[Written exercise] Pick every line with "this" from the material below.

[Listed records]
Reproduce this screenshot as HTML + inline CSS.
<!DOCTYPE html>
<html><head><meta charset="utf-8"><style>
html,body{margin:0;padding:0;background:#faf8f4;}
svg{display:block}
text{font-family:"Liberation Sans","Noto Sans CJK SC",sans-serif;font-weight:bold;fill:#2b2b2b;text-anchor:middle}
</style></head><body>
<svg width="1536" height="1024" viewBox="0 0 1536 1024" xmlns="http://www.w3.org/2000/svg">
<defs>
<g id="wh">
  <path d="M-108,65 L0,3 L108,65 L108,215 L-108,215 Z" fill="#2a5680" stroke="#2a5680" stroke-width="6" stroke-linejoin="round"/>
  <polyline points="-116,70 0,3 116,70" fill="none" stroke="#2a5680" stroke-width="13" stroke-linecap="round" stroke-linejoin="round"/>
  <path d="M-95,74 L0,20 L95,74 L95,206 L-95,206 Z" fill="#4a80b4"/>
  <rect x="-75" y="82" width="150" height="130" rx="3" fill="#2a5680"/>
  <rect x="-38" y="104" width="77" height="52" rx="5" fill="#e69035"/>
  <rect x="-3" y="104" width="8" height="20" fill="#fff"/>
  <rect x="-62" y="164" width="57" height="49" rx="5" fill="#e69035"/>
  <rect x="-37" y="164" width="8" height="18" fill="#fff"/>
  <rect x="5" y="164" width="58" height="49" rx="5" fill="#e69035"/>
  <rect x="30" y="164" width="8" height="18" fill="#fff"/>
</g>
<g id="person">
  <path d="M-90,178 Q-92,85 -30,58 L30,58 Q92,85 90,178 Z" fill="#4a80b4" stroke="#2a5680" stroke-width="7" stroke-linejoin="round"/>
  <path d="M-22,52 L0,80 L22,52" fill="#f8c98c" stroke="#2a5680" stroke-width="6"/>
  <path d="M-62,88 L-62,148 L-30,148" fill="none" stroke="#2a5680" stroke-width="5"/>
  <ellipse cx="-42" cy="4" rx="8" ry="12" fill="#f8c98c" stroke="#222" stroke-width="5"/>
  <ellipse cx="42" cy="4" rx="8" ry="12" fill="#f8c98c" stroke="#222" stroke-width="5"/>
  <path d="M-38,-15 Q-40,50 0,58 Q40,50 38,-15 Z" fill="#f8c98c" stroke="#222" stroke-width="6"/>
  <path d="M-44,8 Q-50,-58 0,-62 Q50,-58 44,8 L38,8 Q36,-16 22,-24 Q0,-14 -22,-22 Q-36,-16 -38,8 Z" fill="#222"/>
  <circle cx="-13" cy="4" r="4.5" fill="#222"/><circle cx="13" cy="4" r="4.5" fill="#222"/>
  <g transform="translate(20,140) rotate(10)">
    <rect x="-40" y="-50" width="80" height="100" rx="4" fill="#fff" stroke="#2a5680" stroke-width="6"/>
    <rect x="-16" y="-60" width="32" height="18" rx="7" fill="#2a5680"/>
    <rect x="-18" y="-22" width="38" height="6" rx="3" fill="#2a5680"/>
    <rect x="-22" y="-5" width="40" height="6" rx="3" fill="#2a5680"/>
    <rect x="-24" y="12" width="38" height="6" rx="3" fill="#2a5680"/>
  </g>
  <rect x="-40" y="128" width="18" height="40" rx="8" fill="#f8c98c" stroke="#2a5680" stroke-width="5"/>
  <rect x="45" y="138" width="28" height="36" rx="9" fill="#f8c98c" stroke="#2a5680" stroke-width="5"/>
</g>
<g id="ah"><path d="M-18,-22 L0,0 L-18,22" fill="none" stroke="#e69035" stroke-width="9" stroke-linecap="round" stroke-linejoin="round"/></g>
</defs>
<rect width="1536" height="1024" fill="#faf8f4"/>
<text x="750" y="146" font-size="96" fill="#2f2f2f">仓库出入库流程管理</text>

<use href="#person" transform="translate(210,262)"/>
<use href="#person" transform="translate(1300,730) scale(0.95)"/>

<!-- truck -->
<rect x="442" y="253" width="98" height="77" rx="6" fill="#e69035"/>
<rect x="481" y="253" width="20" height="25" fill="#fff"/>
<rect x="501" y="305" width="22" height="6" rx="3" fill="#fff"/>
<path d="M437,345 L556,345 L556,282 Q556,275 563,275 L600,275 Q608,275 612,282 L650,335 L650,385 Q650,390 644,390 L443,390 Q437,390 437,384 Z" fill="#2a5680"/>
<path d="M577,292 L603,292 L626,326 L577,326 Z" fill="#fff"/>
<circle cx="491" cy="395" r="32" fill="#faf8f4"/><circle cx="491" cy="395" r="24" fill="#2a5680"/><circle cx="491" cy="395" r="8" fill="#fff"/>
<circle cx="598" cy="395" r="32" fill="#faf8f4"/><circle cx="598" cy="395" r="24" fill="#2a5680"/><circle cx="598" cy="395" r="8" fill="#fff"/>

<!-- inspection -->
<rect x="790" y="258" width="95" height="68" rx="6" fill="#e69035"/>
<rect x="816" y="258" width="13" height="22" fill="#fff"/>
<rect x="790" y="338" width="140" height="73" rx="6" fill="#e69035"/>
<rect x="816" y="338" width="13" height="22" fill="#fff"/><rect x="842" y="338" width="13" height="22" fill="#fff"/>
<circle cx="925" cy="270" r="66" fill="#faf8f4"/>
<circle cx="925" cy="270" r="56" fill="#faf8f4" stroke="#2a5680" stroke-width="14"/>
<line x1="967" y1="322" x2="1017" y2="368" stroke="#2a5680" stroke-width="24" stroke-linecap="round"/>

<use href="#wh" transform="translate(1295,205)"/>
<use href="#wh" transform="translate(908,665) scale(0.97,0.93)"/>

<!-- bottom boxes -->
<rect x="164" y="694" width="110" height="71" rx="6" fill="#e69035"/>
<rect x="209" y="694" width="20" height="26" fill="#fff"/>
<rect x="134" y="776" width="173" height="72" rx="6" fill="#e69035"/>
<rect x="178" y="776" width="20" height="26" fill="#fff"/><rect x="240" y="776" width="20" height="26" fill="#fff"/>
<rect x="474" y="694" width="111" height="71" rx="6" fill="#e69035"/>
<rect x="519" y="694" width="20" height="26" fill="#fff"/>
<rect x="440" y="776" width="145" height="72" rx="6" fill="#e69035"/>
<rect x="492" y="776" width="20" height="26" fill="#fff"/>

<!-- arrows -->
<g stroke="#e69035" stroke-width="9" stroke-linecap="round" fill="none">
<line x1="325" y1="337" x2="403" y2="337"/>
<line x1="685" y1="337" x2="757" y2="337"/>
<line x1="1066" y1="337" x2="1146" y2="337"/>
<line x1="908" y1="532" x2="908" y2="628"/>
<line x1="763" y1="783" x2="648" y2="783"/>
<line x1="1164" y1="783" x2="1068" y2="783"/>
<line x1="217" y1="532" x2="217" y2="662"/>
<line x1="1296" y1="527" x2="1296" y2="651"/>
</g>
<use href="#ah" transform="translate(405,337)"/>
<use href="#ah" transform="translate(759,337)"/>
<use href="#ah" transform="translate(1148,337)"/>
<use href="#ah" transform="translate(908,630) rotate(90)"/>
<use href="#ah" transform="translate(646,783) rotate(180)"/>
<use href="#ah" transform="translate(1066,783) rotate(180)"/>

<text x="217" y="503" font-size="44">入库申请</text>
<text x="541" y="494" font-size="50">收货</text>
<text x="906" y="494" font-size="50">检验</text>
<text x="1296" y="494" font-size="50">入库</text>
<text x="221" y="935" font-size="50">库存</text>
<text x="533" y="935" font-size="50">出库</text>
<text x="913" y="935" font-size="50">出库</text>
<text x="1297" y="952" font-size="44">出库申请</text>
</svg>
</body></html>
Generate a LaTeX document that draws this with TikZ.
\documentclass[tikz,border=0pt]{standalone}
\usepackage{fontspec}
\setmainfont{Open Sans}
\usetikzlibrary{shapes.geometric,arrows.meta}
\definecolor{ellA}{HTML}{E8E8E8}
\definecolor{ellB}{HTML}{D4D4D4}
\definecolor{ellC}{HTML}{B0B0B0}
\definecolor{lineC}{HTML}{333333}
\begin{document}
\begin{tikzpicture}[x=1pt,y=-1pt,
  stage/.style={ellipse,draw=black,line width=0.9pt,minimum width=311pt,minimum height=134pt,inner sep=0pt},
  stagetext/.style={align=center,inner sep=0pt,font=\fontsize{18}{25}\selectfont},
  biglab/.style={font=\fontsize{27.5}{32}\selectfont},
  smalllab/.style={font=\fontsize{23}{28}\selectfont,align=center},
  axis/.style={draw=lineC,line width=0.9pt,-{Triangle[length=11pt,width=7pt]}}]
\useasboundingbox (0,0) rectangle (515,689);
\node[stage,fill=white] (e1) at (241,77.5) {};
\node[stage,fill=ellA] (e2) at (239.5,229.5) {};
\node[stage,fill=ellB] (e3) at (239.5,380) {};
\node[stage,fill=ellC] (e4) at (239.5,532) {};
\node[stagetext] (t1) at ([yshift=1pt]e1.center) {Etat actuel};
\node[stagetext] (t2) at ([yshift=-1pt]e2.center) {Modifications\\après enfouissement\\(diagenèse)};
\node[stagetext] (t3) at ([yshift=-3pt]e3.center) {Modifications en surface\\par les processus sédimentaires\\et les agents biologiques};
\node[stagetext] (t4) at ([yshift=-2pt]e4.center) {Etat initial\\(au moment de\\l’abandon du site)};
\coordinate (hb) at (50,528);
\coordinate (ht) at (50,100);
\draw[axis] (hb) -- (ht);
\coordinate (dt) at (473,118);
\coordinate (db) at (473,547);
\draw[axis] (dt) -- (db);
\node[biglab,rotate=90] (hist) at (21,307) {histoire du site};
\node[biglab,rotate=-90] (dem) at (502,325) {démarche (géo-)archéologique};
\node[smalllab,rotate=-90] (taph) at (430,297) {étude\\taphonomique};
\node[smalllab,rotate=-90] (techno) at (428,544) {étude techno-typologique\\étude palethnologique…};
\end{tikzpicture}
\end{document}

[Solved exercise]
Reproduce this screenshot as HTML + inline CSS.
Generate a LaTeX document that draws this with TikZ.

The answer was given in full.